Indiana Rejects Foreclosure Defenses Based On The Redemptionist Movement And The Vapor Money Theory
December 12, 2014
Over the years, we have seen borrowers and guarantors defend mortgage foreclosure cases on theories that are pretty out there. The defenses asserted in Blocker v. U.S. Bank, 2013 Ind. App. LEXIS 396 (Ind. App. 2013) might take the cake.
Payment? In Blocker, following the initiation of foreclosure proceedings, a Marcus Lenton character sent a personal, non-certified check for the full amount of the debt to the lender, on behalf of the borrowers, to pay off the loan. In the endorsement box on the back of the check, Lenton wrote, “NOT FOR DEPOSIT EFT ONLY.” The lender informed the borrowers that a payoff only could occur via certified funds (money order, cashier’s check or wire transfer). Not to be denied, the borrowers next presented to the lender a “lawful order for money,” directed to the U.S. Treasury, that supposedly drew, on Lenton’s account, a sum in an amount to pay off the debt. Not surprisingly, the lender did not accept that payment either. Later, in response to the lender’s summary judgment motion, the borrowers presented a document to the lender labeled “International Promissory Note…” written for an amount sufficient to satisfy the debt. The document was not written against any bank account but rather against the Lenton Trust as Drawee with Lenton himself as the Drawer. Again, the lender refused to accept this as payment.
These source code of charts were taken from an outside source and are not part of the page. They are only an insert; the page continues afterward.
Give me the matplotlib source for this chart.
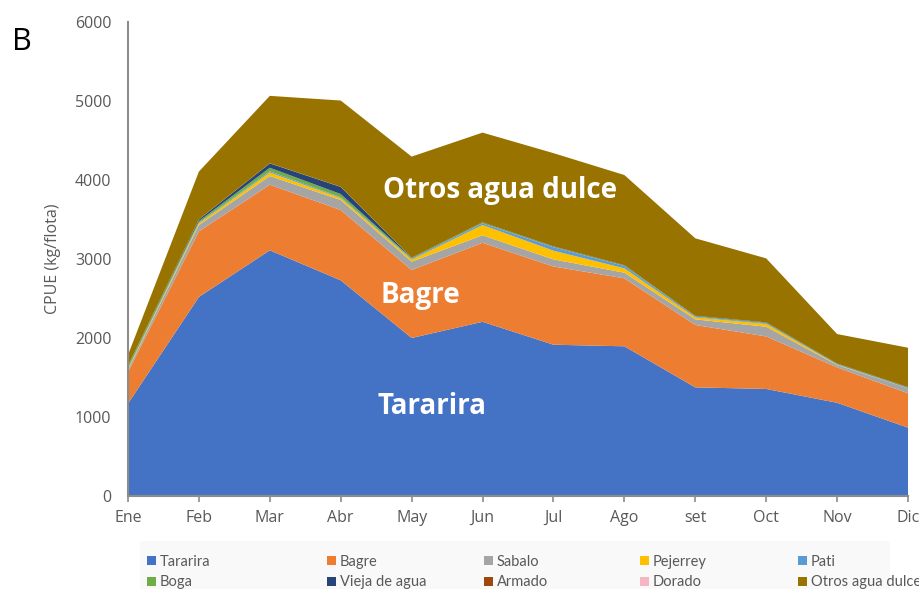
import numpy as np
import matplotlib
matplotlib.use('Agg')
import matplotlib.pyplot as plt
from matplotlib.patches import Patch, Rectangle

# datos (CPUE kg/flota por mes)
meses = ['Ene', 'Feb', 'Mar', 'Abr', 'May', 'Jun', 'Jul', 'Ago', 'set', 'Oct', 'Nov', 'Dic']
tararira = [1170, 2520, 3110, 2730, 2000, 2205, 1915, 1895, 1375, 1355, 1180, 865]
bagre = [400, 830, 830, 890, 860, 1000, 990, 860, 790, 665, 448, 435]
sabalo = [30, 80, 110, 127, 106, 95, 90, 72, 71, 123, 30, 63]
pejerrey = [10, 20, 45, 25, 25, 130, 110, 55, 25, 35, 5, 0]
pati = [5, 10, 15, 10, 10, 20, 45, 30, 10, 10, 5, 5]
boga = [30, 20, 45, 40, 10, 10, 5, 5, 5, 5, 5, 5]
vieja = [5, 20, 55, 90, 5, 5, 5, 5, 5, 5, 5, 5]
armado = [0, 2, 2, 2, 0, 0, 0, 0, 0, 0, 0, 0]
dorado = [0, 0, 0, 0, 0, 0, 0, 0, 0, 0, 0, 0]
otros = [135, 605, 853, 1092, 1280, 1135, 1180, 1141, 981, 810, 372, 499]

especies = ['Tararira', 'Bagre', 'Sabalo', 'Pejerrey', 'Pati',
            'Boga', 'Vieja de agua', 'Armado', 'Dorado', 'Otros agua dulce']
series = [tararira, bagre, sabalo, pejerrey, pati, boga, vieja, armado, dorado, otros]
colores = ['#4472C4', '#ED7D31', '#A5A5A5', '#FFC000', '#5B9BD5',
           '#70AD47', '#264478', '#9E480E', '#F4B6C2', '#997300']

gris = '#595959'
plt.rcParams['font.family'] = ['Open Sans', 'DejaVu Sans']

fig = plt.figure(figsize=(9.2, 5.89), dpi=100)
ax = fig.add_axes([128 / 920, 1 - 496 / 589, 780 / 920, 474 / 589])

x = np.arange(len(meses))
ax.stackplot(x, *series, colors=colores, linewidth=0)

ax.set_xlim(0, 11)
ax.set_ylim(0, 6000)
ax.set_xticks(x)
ax.set_xticklabels(meses)
ax.set_yticks(range(0, 6001, 1000))
ax.tick_params(axis='x', colors='#8c8c8c', labelcolor=gris, labelsize=11.5,
               length=4, width=1.2, pad=6)
ax.tick_params(axis='y', length=0, labelcolor=gris, labelsize=11.5, pad=12)
for s in ['top', 'right']:
    ax.spines[s].set_visible(False)
for s in ['left', 'bottom']:
    ax.spines[s].set_color('#8c8c8c')
    ax.spines[s].set_linewidth(1.5)
ax.set_ylabel('CPUE (kg/flota)', color=gris, fontsize=11.5, labelpad=10)

# etiquetas dentro de las areas
ax.text(5.25, 3873, 'Otros agua dulce', color='white', fontsize=20,
        fontweight='bold', ha='center', va='center')
ax.text(4.12, 2544, 'Bagre', color='white', fontsize=20,
        fontweight='bold', ha='center', va='center')
ax.text(4.29, 1127, 'Tararira', color='white', fontsize=20,
        fontweight='bold', ha='center', va='center')

fig.text(12 / 920, 1 - 42 / 589, 'B', fontsize=22, va='center', ha='left')

# leyenda: fondo gris claro y 5 columnas de 2 filas
fig.patches.append(Rectangle((140 / 920, 0), 750 / 920, 48 / 589,
                             transform=fig.transFigure, facecolor='#f9f9f9',
                             edgecolor='none', zorder=0))
col_x = [144, 324, 481, 637, 795]
for i in range(5):
    idx = [i, i + 5]
    h = [Patch(facecolor=colores[j], edgecolor='none') for j in idx]
    fig.legend(h, [especies[j] for j in idx], loc='upper left',
               bbox_to_anchor=(col_x[i] / 920, 1 - 552 / 589),
               frameon=False, ncol=1, labelcolor=gris,
               handlelength=0.6, handleheight=0.6, handletextpad=0.3,
               labelspacing=0.45, borderpad=0.2, borderaxespad=0,
               prop={'family': ['Lato', 'DejaVu Sans'], 'size': 10.5})

fig.savefig('out.png', dpi=100)
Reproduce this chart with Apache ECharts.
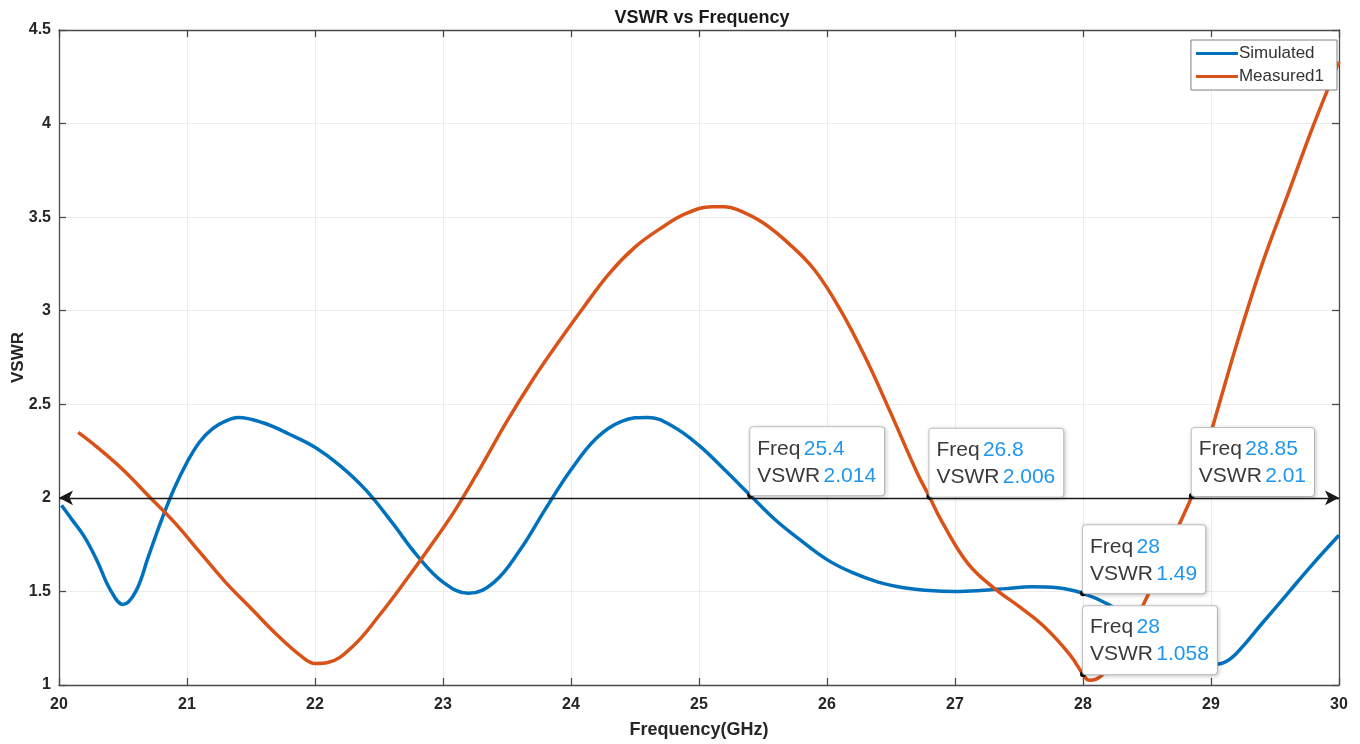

Borrowers’ contention. The trial court granted summary judgment in favor of the lender. On appeal, the borrowers asserted that they tendered three payments to the lender, through Lenton, which should have discharged the debt. The Indiana Court of Appeals concluded that the borrowers’ payment attempts were not done through normal banking channels but rather a “confusing” effort by Lenton to compel the U.S. Treasury Department to pay off the borrowers’ mortgage.
Redemptionist movement. The Court wrote that the borrowers’ arguments appeared to be an outgrowth of the so-called “redemptionist movement,” which has been explained as follows:
“[T]he “Redemptionist” theory…propounds that a person has a split personality: a real person and a fictional person called the “strawman.” The “strawman” purportedly came into being when the United States went off the gold standard in 1933, and, instead, pledged the strawman of its citizens as collateral for the country’s national debt. Redemptionists claim that government has power only over the strawman and not over the live person, who remains free.
Wow.
Vapor money theory. The Court also identified a philosophy, closely related to the redemptionist theory, that evidently played a role in the borrowers’ arguments:
The “vapor money” (or “no money lent”) theory posits that Congress has never given banks the authority to extend credit and, thus, banks act beyond their charters when making loans. Proponents claim banks create money “out of thin air,” through ledger entries and bookkeeping tricks, by “depositing” a borrower’s promissory note without the borrower’s permission, listing the note as an “asset” on the bank’s ledger entries, and then lending a borrower back his own “money.” Since banks do not have enough “real money in their vaults” to cover the sums lent, loans are not backed by actual money--the only real money is gold or silver; paper money is worthless since it is created by an illegitimate Federal Reserve--making them invalid ab initio and creating no obligation for repayment.
Alrighty then.
Uh, no. The Court noted that both the vapor money and redemptionist theories have been “roundly rejected by courts across the nation.” Lenton’s attempts to pay off the borrowers’ mortgage debt “were not only unorthodox but also legally unacceptable.” The Court’s summary is fairly amusing:
It is unclear who Lenton is or what his relationship to the [borrowers] is and whether he represented to them that he knew the “secret formula” to accessing money locked away in a clandestine Treasury Department account but, in any event, he clearly failed to access or provide the funds needed to pay off their mortgage.
The Court affirmed the trial court’s summary judgment for the lender accordingly.